While there, I decided that I would buy a lighter weight shoe to wear during the weekdays. At my stage of life, anything that helps me walk more easily becomes a necessity. Naturally, the shoes that I bought had to be black, as befitting the Rabbi of the important congregation that I serve. However, suddenly on impulse, I  also purchased a much more expensive and stronger shoe that I decided I would now dedicate as my Shabat shoes. It took almost 3 weeks for the shoes to finally arrive at the shoe store, but when they did and I began to wear them, I am happy to report, they fit perfectly and are most comfortable. But then I experienced a sudden surge of nostalgia and even excitement because I felt I was re-enacting the experience of my little children when they put on their Shabbat shoes on Friday afternoon. They were always so proud of how they looked in those shoes. I have no doubt that it enhanced their Shabbat, and now I felt that it enhanced my current Shabbat experience markedly. I have the delicious experience at my age, of being like a child, with all the wonder, excitement and optimism that is reserved for the very young.
Now I know you will say that I am reading too much into the mundane and ordinary experience such as buying a pair of shoes. But all my life I have believed that there really are no small matters in life, and that everything, ordinary as they may appear on the surface, have an importance far beyond the act itself.

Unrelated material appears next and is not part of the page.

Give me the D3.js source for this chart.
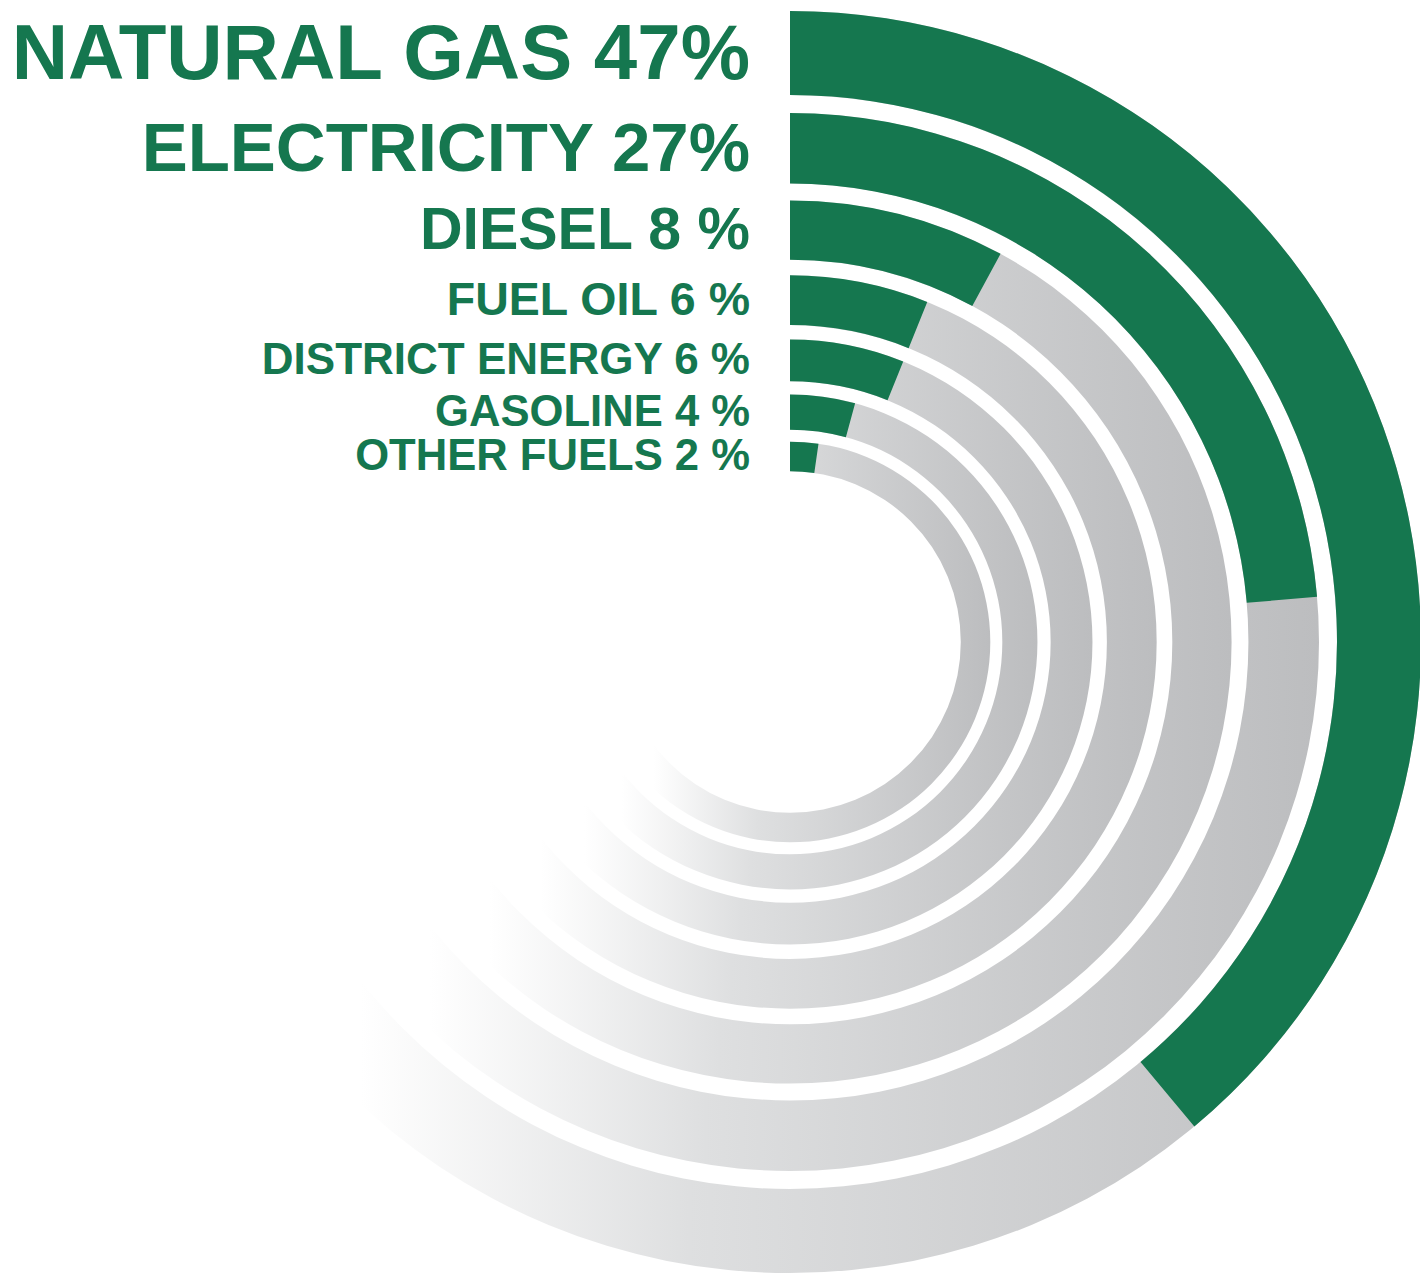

Shoes are important item in our minds. It is not for naught that there are holy days in the year when we are meant to mourn and afflict ourselves, when wearing comfortable leather shoes is forbidden. Part of this concept is that the rest of the year shoes are important. In fact, one of the blessings that we make in the morning, according to Jewish tradition, is that the Lord has fulfilled everything that is needed, and this includes having a good pair of shoes to wear. Having special shoes for Shabbat really does make a lot of sense for us, both spiritually and psychologically.